Joseph Douglas Hood (28 November 1889 – 22 October 1966) was an American entomologist and a specialist on the thrips (Thysanoptera). He served as a professor of entomology at the University of Rochester and at Cornell University.

Hood was born in Laramie, Wyoming to dentist Thomas Henry and Eva Maria Josephine Dickson. Hood was schooled at Irving School and Richard T. Crane High School in Chicago. At the age of eighteen he worked part-time at the Illinois Natural History Survey and described a new species of thrips. He received a BA in biological science from the University of Illinois in 1910 followed by a MA from George Washington University in 1913. During the first world war he taught military science and tactics at the University of Illinois (1910–11). Between 1917 and 1920 he served in the US Army. He then went to Cornell University and worked under J. Chester Bradley earning a Ph.D. in 1931. He worked as an instructor from 1922 to 1925 at the University of Rochester and became a full professor in 1928. He moved to Cornell University in 1938 where he became a full professor only in 1948. He retired in 1957 and then worked as an emeritus professor. Hood's students included Howard Ensign Evans.

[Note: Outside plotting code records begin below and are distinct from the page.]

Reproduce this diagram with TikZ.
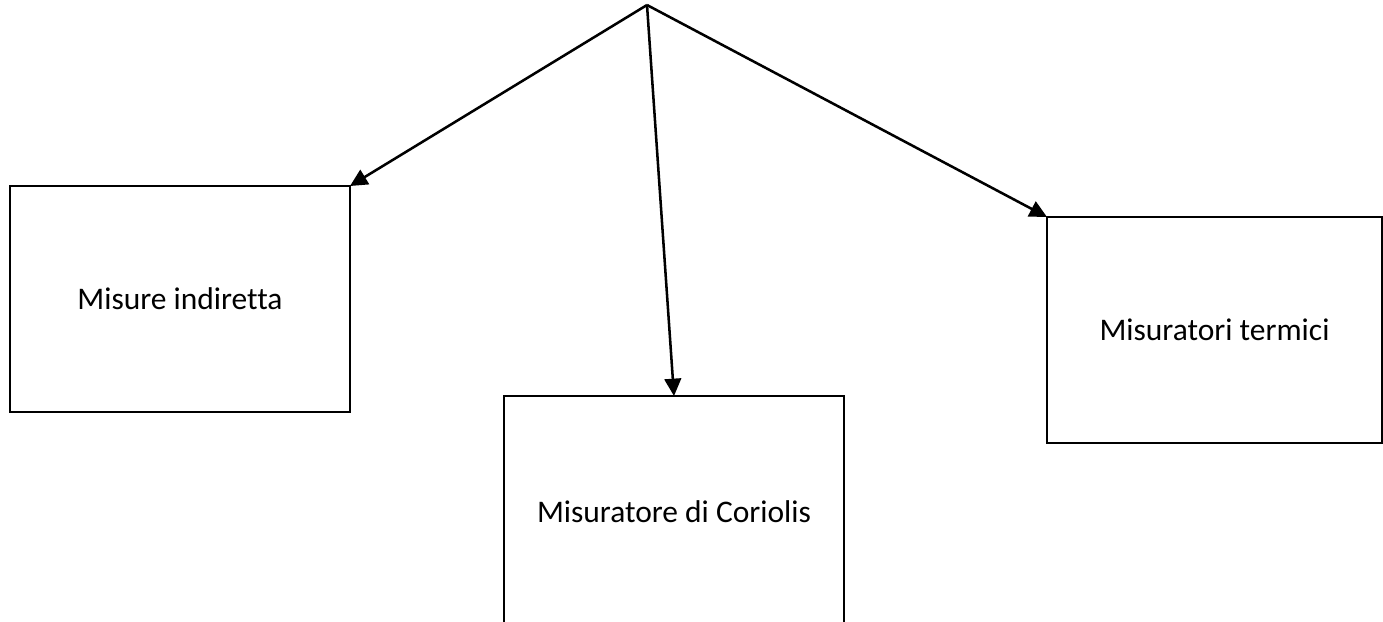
\documentclass[tikz,border=0pt]{standalone}
\usepackage{fontspec}
\setmainfont[Ligatures=NoCommon]{Carlito}
\usepackage{tikz}
\usetikzlibrary{arrows.meta,positioning}

\begin{document}
\begin{tikzpicture}[x=0.75pt, y=-0.75pt]
    % Styles
    \tikzstyle{catbox} = [draw=black, fill=white, line width=1.3pt, outer sep=0pt, inner sep=0pt, font=\fontsize{23.6}{28}\selectfont]
    \tikzstyle{arrow} = [line width=1.9pt, -{Triangle[length=13pt, width=12.5pt]}]

    \useasboundingbox (0,0) rectangle (1383,621);

    % Origin of the branches
    \coordinate (root) at (647, 5);

    % Categories
    \node[catbox, minimum width=255pt, minimum height=169.5pt] (indiretta) at (180, 299) {Misure indiretta};
    \node[catbox, minimum width=255pt, minimum height=174pt] (coriolis) at (674, 512) {Misuratore di Coriolis};
    \node[catbox, minimum width=251.25pt, minimum height=169.5pt] (termici) at (1214.5, 330) {Misuratori termici};

    % Branches
    \draw[arrow] (root) -- (indiretta.north east);
    \draw[arrow] (root) -- (coriolis.north);
    \draw[arrow] (root) -- (termici.north west);
\end{tikzpicture}
\end{document}
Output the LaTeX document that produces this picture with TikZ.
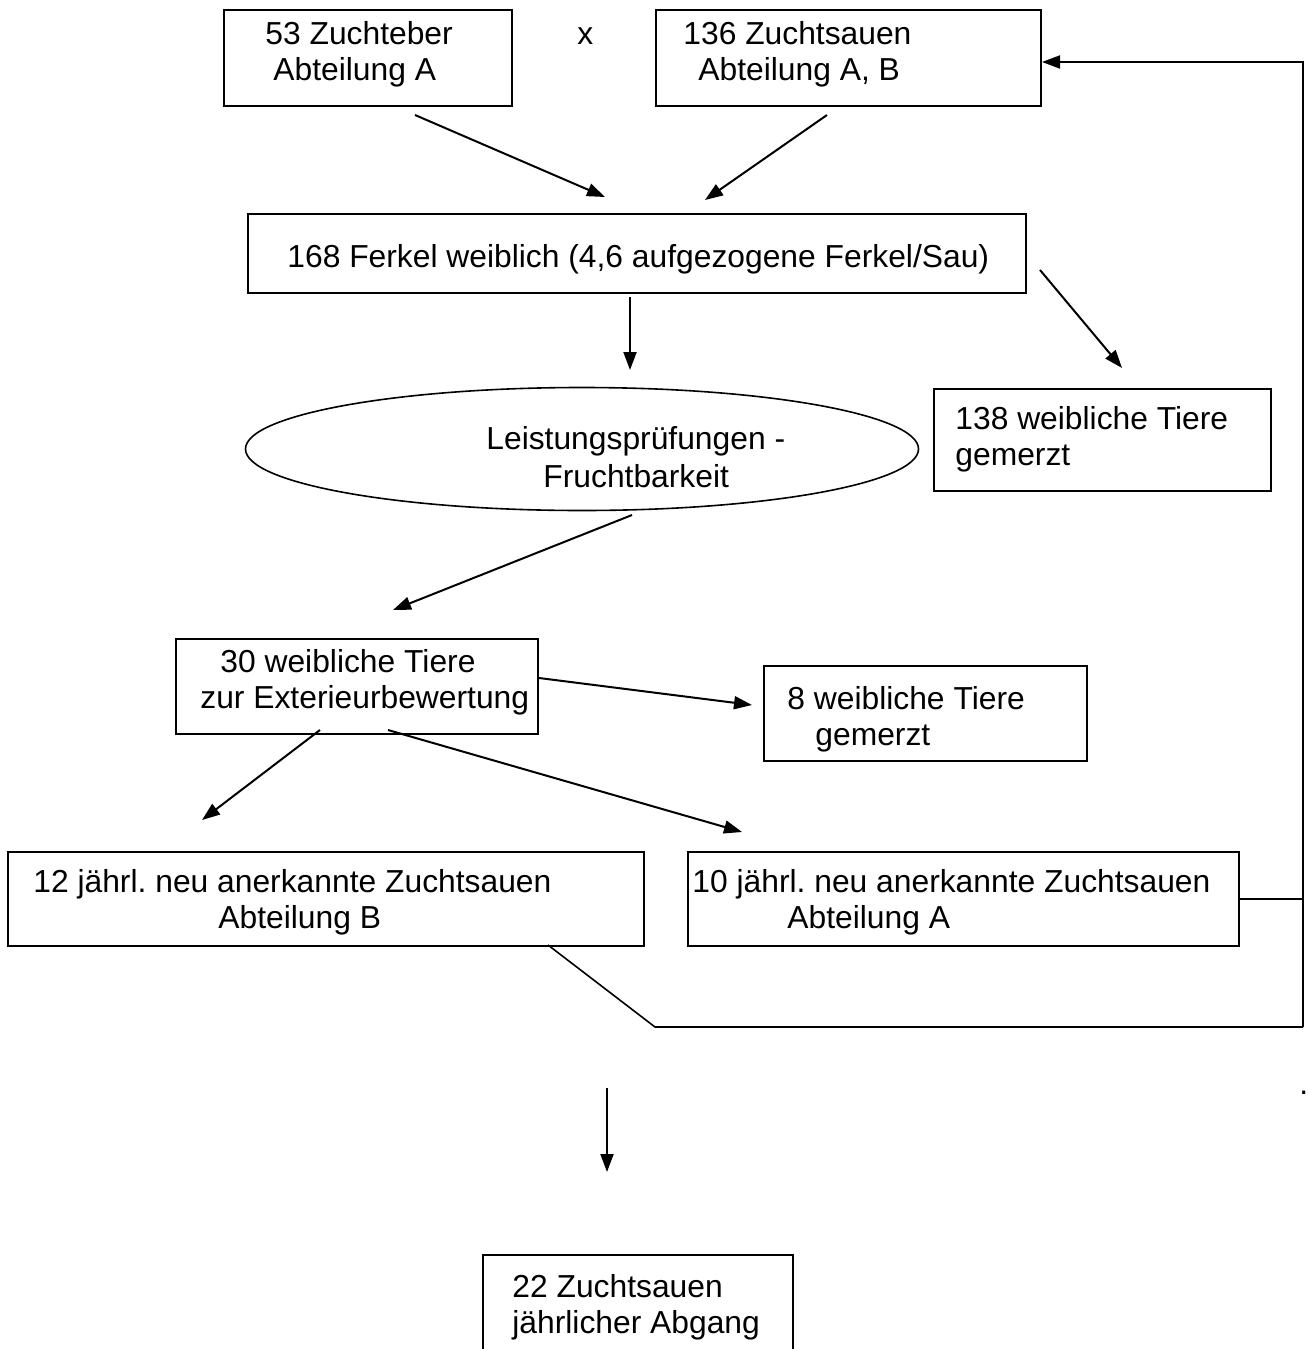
\documentclass[tikz,border=0pt]{standalone}
\usepackage{fontspec}
\setmainfont{Liberation Sans}
\usetikzlibrary{arrows.meta,shapes.geometric}
\frenchspacing
\begin{document}
\begin{tikzpicture}[x=0.5pt,y=-0.5pt,
  box/.style={draw,line width=1pt,rectangle,inner sep=0pt,anchor=north west},
  oval/.style={draw,line width=0.8pt,ellipse,inner sep=0pt},
  txt/.style={anchor=base west,inner sep=0pt,font=\fontsize{15.9}{18.5}\selectfont},
  arr/.style={line width=1pt,-{Triangle[length=9pt,width=6.5pt]}},
  ln/.style={line width=0.8pt}]
\useasboundingbox (0,0) rectangle (1308,1349);
\clip (0,0) rectangle (1308,1349);
\fill[white] (0,0) rectangle (1308,1349);

% boxes
\node[box,minimum width=144pt,minimum height=48pt] (b1) at (223,9) {};
\node[box,minimum width=192.5pt,minimum height=48pt] (b2) at (655,9) {};
\node[box,minimum width=389pt,minimum height=39.5pt] (b3) at (247,213) {};
\node[oval,minimum width=336.5pt,minimum height=61.5pt] (el) at (582,449) {};
\node[box,minimum width=168.5pt,minimum height=51pt] (b4) at (933,388) {};
\node[box,minimum width=181pt,minimum height=47.5pt] (b5) at (175,638) {};
\node[box,minimum width=161.5pt,minimum height=47.5pt] (b6) at (763,665) {};
\node[box,minimum width=318pt,minimum height=47pt] (b7) at (7,851) {};
\node[box,minimum width=275.5pt,minimum height=47pt] (b8) at (687,851) {};
\node[box,minimum width=155pt,minimum height=70pt] (b9) at (482,1254) {};

% texts
\node[txt] (t1a) at (265,44) {53 Zuchteber};
\node[txt] (t1b) at (273,80) {Abteilung A};
\node[txt] (tx) at (577,44) {x};
\node[txt] (t2a) at (683,44) {136 Zuchtsauen};
\node[txt] (t2b) at (698,80) {Abteilung A, B};
\node[txt] (t3) at (287,267) {168 Ferkel weiblich (4,6 aufgezogene Ferkel/Sau)};
\node[txt] (tea) at (486,449) {Leistungsprüfungen -};
\node[txt] (teb) at (543,487) {Fruchtbarkeit};
\node[txt] (t4a) at (955,429) {138 weibliche Tiere};
\node[txt] (t4b) at (955,465) {gemerzt};
\node[txt] (t5a) at (220,672) {30 weibliche Tiere};
\node[txt] (t5b) at (200,708) {zur Exterieurbewertung};
\node[txt] (t6a) at (787,709) {8 weibliche Tiere};
\node[txt] (t6b) at (815,745) {gemerzt};
\node[txt] (t7a) at (33,892) {12 jährl. neu anerkannte Zuchtsauen};
\node[txt] (t7b) at (218,928) {Abteilung B};
\node[txt] (t8a) at (692,892) {10 jährl. neu anerkannte Zuchtsauen};
\node[txt] (t8b) at (787,928) {Abteilung A};
\node[txt] (t9a) at (512,1297) {22 Zuchtsauen};
\node[txt] (t9b) at (512,1333) {jährlicher Abgang};
\node[txt] (dot) at (1299,1094) {.};

% arrow end points
\coordinate (a1s) at (415,115);  \coordinate (a1e) at (605,197);
\coordinate (a2s) at (827,115);  \coordinate (a2e) at (705,200);
\coordinate (a3s) at (630,297);  \coordinate (a3e) at (630,370);
\coordinate (a4s) at (1040,270); \coordinate (a4e) at (1122,368);
\coordinate (a5s) at (632,515);  \coordinate (a5e) at (393,610);
\coordinate (a6e) at (752,705);
\coordinate (a7s) at (320,730);  \coordinate (a7e) at (202,820);
\coordinate (a8s) at (388,730);  \coordinate (a8e) at (742,832);
\coordinate (a9s) at (607,1088); \coordinate (a9e) at (607,1172);
\coordinate (r1) at (1303,62);
\coordinate (r3) at (1303,1027);
\coordinate (k) at (655,1027);
\coordinate (s12) at (548,945);

\draw[arr] (a1s) -- (a1e);
\draw[arr] (a2s) -- (a2e);
\draw[arr] (a3s) -- (a3e);
\draw[arr] (a4s) -- (a4e);
\draw[arr] (a5s) -- (a5e);
\draw[arr] (b5.east |- 0,678) -- (a6e);
\draw[arr] (a7s) -- (a7e);
\draw[arr] (a8s) -- (a8e);
\draw[arr] (a9s) -- (a9e);

% feedback lines
\draw[arr] (r3) -- (r1) -- (r1 -| b2.east);
\draw[ln] (b8.east) -- (b8.east -| r3);
\draw[ln] (s12) -- (k) -- (r3);
\end{tikzpicture}
\end{document}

Hood made large collections of Thysanoptera, making trips to South America, Mexico, and the Caribbean region. His specimens included 60000 slide mounts of 2117 species of which 1055 were holotypes that he had described.

Hood married Helen Madge Hincher, who was dean of women at Ithaca College, in 1930. They had a daughter and a son from an earlier marriage. He died in Ithaca.